Dirty Pretty Things, written by Stephen Knight, he describes as “a little more than half there” when he read the first script. But the idea and approach intrigued him enough to pursue its development. Frears employs someone as a script analyst and following discussion with him and Knight, left the two to work on revisions.

“I can’t write, I don’t think I’m even particularly good at telling a writer what’s good or what’s missing. So, actually having someone who can do that is a godsend. Part of his job is to come back to me and say, ‘it’s time for you to read it again.’ And when he did that six or eight months later, that’s when I committed to it.”

That’s as close as Frears comes to developing properties. He enjoys being a hired gun and all that’s involved in having material submitted to him. One of his personal favorites was The Hi-Lo Country, based on a novel by Max Evans that had been one of Sam Peckinpah’s unrealized pet projects. He says that when the material was first submitted to him by executive producer Martin Scorsese, he initially failed to “get it.” It was only after considerable discussion that he realized that though set in the 1940s, it was a classic western and began to watch films including Red River to figure out how to direct a cattle drive.

Frears began his career as an assistant to such British cinema heavyweights as Karel Reisz, Lindsay Anderson and actor Albert Finney. He says it was the most wonderful apprenticeship. Though Gumshoe was made in 1972, he spent the rest of the decade in televison working with top writers and racking up a peerless set of credits. Laundrette was a television movie that crossed over into movie theaters and at the ripe age of 44, fostered his movie career.

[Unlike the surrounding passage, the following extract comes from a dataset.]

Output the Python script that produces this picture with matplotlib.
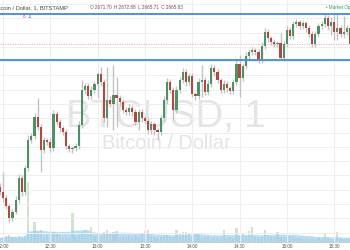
import numpy as np
import pandas as pd
import matplotlib
matplotlib.use('Agg')
import matplotlib.pyplot as plt
from matplotlib import font_manager

# 2-minute candles, BTCUSD on Bitstamp, 11:58 -> 15:40
first_open = 2616.0
closes = [
    2614.2, 2612.1, 2609.3, 2605.1, 2607.2, 2611.4, 2619.1, 2614.2, 2622.6, 2632.4,
    2633.8, 2640.5, 2637.0, 2628.9, 2632.4, 2631.7, 2629.6, 2641.5, 2638.7, 2636.6,
    2635.2, 2630.3, 2629.3, 2629.6, 2630.3, 2637.7, 2649.9, 2651.3, 2647.8, 2649.9,
    2652.0, 2655.5, 2652.7, 2640.1, 2646.4, 2645.0, 2648.2, 2647.1, 2645.7, 2642.9,
    2642.2, 2643.6, 2642.2, 2638.7, 2642.2, 2640.1, 2639.1, 2635.9, 2638.0, 2635.9,
    2635.2, 2640.1, 2646.4, 2652.7, 2649.9, 2642.9, 2649.9, 2653.4, 2656.2, 2652.7,
    2654.8, 2648.5, 2647.8, 2652.7, 2653.4, 2649.2, 2652.0, 2657.6, 2656.2, 2653.4,
    2649.9, 2652.0, 2650.6, 2649.6, 2652.7, 2659.0, 2654.1, 2658.3, 2661.8, 2663.2,
    2663.9, 2663.2, 2660.4, 2665.3, 2670.2, 2668.1, 2666.7, 2666.0, 2666.4, 2661.1,
    2666.0, 2670.9, 2668.8, 2673.0, 2673.7, 2672.3, 2673.4, 2671.6, 2669.5, 2666.0,
    2669.5, 2672.3, 2673.0, 2675.1, 2672.3, 2673.7, 2670.2, 2671.6, 2669.5, 2670.2,
    2671.7, 2665.83]

# wick length above / below the body (USD)
wick_up = [
    1.2, 7.0, 1.0, 0.8, 1.0, 1.4, 1.5, 1.0, 1.2, 1.6,
    1.0, 1.5, 6.6, 1.0, 1.2, 0.8, 1.5, 1.4, 1.2, 1.0,
    0.8, 1.0, 0.6, 0.8, 1.0, 1.4, 3.5, 1.2, 1.0, 1.5,
    1.2, 0.7, 2.5, 1.0, 11.5, 1.5, 10.5, 6.3, 1.0, 1.2,
    1.0, 1.4, 1.0, 1.0, 1.2, 1.0, 0.8, 1.0, 1.2, 0.8,
    0.8, 1.2, 1.5, 1.4, 1.0, 1.0, 1.5, 1.2, 1.5, 1.0,
    1.2, 1.0, 0.8, 1.4, 5.3, 1.0, 1.4, 1.5, 1.0, 1.0,
    0.8, 1.4, 1.0, 0.8, 1.0, 1.4, 3.2, 1.2, 1.5, 1.0,
    1.2, 0.8, 1.0, 1.4, 1.5, 1.0, 0.8, 1.0, 0.8, 3.5,
    1.0, 1.4, 1.0, 1.2, 1.0, 0.8, 1.0, 0.8, 1.0, 1.2,
    1.0, 1.2, 1.0, 1.4, 1.0, 1.7, 3.2, 5.3, 1.0, 5.6,
    1.0, 1.18]
wick_dn = [
    1.0, 1.4, 1.2, 1.4, 1.0, 0.8, 1.2, 1.5, 1.0, 1.2,
    1.0, 1.2, 1.0, 7.7, 1.0, 1.2, 1.5, 1.0, 1.2, 1.4,
    1.0, 1.2, 1.0, 1.4, 1.0, 1.2, 1.0, 1.4, 1.2, 1.0,
    1.2, 5.0, 1.4, 1.5, 3.2, 1.2, 9.0, 10.0, 1.2, 1.0,
    1.2, 1.0, 1.4, 1.2, 2.8, 1.4, 1.2, 1.0, 1.4, 1.8,
    2.8, 1.2, 1.0, 1.4, 1.2, 3.5, 1.0, 1.2, 1.0, 1.4,
    1.0, 1.2, 1.4, 1.0, 5.3, 1.2, 1.0, 1.2, 1.4, 1.0,
    1.2, 1.0, 1.4, 1.2, 1.0, 1.2, 6.6, 1.0, 1.2, 1.0,
    1.0, 1.2, 1.0, 1.2, 1.0, 1.4, 1.2, 1.0, 1.2, 0.7,
    1.2, 1.0, 1.2, 1.0, 1.2, 1.0, 1.2, 1.4, 1.2, 1.0,
    1.2, 1.0, 1.2, 1.0, 1.4, 3.2, 2.8, 2.8, 1.2, 1.4,
    1.0, 0.12]

# volume, BTC
volume = [
    8, 10, 12, 14, 10, 8, 12, 10, 12, 120,
    16, 40, 20, 24, 12, 14, 10, 20, 18, 12,
    10, 12, 10, 58, 12, 14, 20, 24, 16, 30,
    12, 16, 12, 20, 24, 18, 20, 22, 10, 12,
    10, 12, 10, 12, 10, 16, 22, 24, 12, 10,
    8, 10, 12, 14, 12, 10, 24, 18, 20, 20,
    18, 10, 16, 18, 8, 10, 12, 8, 10, 8,
    10, 24, 8, 10, 8, 28, 12, 16, 14, 22,
    30, 10, 8, 10, 24, 12, 10, 10, 20, 10,
    8, 10, 12, 10, 8, 8, 6, 8, 6, 8,
    6, 8, 6, 18, 10, 6, 6, 20, 8, 6,
    8, 6]

levels = [2676.5, 2660.4]
last_price = 2665.83
tick_min = [0, 30, 60, 90, 120, 150, 180, 210]
tick_labels = ['12:00', '12:30', '13:00', '13:30', '14:00', '14:30', '15:00', '15:30']

c = np.array(closes)
o = np.array([first_open] + closes[:-1])
hi = np.maximum(o, c) + np.array(wick_up)
lo = np.minimum(o, c) - np.array(wick_dn)
t = np.arange(len(c)) * 2 - 2
up = c >= o

green, red = '#4f9166', '#b04a3e'
W, H = 350, 250

def have(name):
    try:
        font_manager.findfont(name, fallback_to_default=False)
        return True
    except Exception:
        return False

narrow = have('Liberation Sans Narrow')

fig = plt.figure(figsize=(3.5, 2.5), dpi=100)
fig.patch.set_facecolor('white')
ax2 = fig.add_axes([0, 8 / H, 1, 242 / H])
ax = fig.add_axes([0, 8 / H, 1, 242 / H], sharex=ax2)
ax.patch.set_visible(False)

# watermark behind everything
if narrow:
    ax2.text(166 / W, 1 - 127 / H, 'BTCUSD, 1', transform=fig.transFigure, ha='center',
             va='baseline', fontsize=32, color='#e4e4e4', family='Liberation Sans Narrow')
else:
    ax2.text(166 / W, 1 - 127 / H, 'BTCUSD, 1', transform=fig.transFigure, ha='center',
             va='baseline', fontsize=27.5, color='#e4e4e4', family='Liberation Sans')
ax2.text(166.5 / W, 1 - 149 / H, 'Bitcoin / Dollar', transform=fig.transFigure, ha='center',
         va='baseline', fontsize=14.4, color='#e4e4e4', family='Liberation Sans')

# volume + its moving average
vcol = np.where(up, '#cfe4cf', '#edd3cf')
ax2.bar(t, volume, width=1.4, color=vcol, lw=0)
ma = pd.Series(volume, dtype=float).rolling(20, min_periods=1).mean()
ax2.fill_between(t, 0, ma.values, color='#94cdf1', alpha=0.65, lw=0)
ax2.set_ylim(0, 484)
ax2.set_yticks([])
for s in ax2.spines.values():
    s.set_visible(False)
ax2.tick_params(axis='x', length=0, labelbottom=False)

# candles
ax.vlines(t, lo, hi, color='#c2c2c2', lw=1.0, zorder=2)
body = np.maximum(np.abs(c - o), 0.35)
ax.bar(t, body, bottom=np.minimum(o, c), width=1.4,
       color=np.where(up, green, red), lw=0, zorder=3)

for lv in levels:
    ax.axhline(lv, color='#4d93dc', lw=1.4, zorder=4)
ax.axhline(last_price, color='#e6a6a6', lw=0.7, ls=(0, (1, 1.5)), zorder=1)

ax.set_xlim(-1.9, 220.0)
ax.set_ylim(2596.7, 2681.4)
ax.set_yticks(np.arange(2600, 2681, 5))
ax.set_xticks(tick_min)
ax.set_xticklabels(tick_labels)
ax.set_axisbelow(True)
ax.grid(True, color='#eeeeee', lw=0.7)
ax.tick_params(axis='y', length=0, labelleft=False)
ax.tick_params(axis='x', length=0, pad=1.3, labelsize=3.3, labelcolor='#555555')
for lab in ax.get_xticklabels():
    lab.set_family('Liberation Sans')
for k, s in ax.spines.items():
    s.set_visible(k == 'bottom')
ax.spines['bottom'].set_color('#cfcfcf')
ax.spines['bottom'].set_linewidth(0.8)

# legend texts along the top (cut by the frame edges, as in the screenshot)
fig.text(68 / W, 1 - 7.5 / H, 'Bitcoin / Dollar, 1, BITSTAMP', ha='right', va='center',
         fontsize=4.1, color='#444444', family='Liberation Sans')
fig.text(90 / W, 1 - 7.5 / H, 'O 2671.70  H 2672.88  L 2665.71  C 2665.83', ha='left',
         va='center', fontsize=3.3, color='#7a4840', family='Liberation Sans')
fig.text(22.5 / W, 1 - 16 / H, '8', ha='left', va='center', fontsize=3.3,
         color='#c0504d', family='Liberation Sans')
fig.text(27.5 / W, 1 - 16 / H, '11', ha='left', va='center', fontsize=3.3,
         color='#4d93dc', family='Liberation Sans')
fig.text(326 / W, 1 - 7 / H, '\u2022 Market Open', ha='left', va='center', fontsize=3.3,
         color='#3d9a5d', family='Liberation Sans')

fig.savefig('out.png', dpi=100)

Rather than viewing himself as a late starter, he positions his switch to the big screen as arriving at a time when he was mature enough to understand how to make films and connect with that audience. He doesn’t fuss with explanations. When asked at the AFI screening how he gets actors to do “things,” he replies directly: “whatever it takes.” Sometimes it’s patience, other times a joke or something obvious. He’s gleeful recalling how effective it was to fire a gun during The Hi-Lo Country to get an actor to have a startled reaction.

“A friend asked me why I thought I’d been able to direct films for 30 years and I really didn’t have an answer,” he says. “It is a very difficult industry and grinds up talent unmercifully. I don’t know if this explains anything, but I recently caught the last part of The Hit on television and my reaction was a kind of puzzlement as to why I hadn’t made more films like that, in style and attitude.

Here’s basically what happens. Through the process of working and getting a variety of experience, your craft is going to improve. You know what has to be done and what’s involved in getting it on film and you take a professional pride in the work. When you’re starting, what you chiefly have is energy and passion and that will go a long way to cover a certain amount of funkiness in how you tell a story. But you’re never going to make a film late in your career the way you made it at the beginning and to try to is insane.”

Frears lets out one last sigh. “There’s one thing now that I experience every day when I’m making a film. I get up and think to myself, am I going to be able to do it today? I figure as long as I have that fear, I’ll be alright.”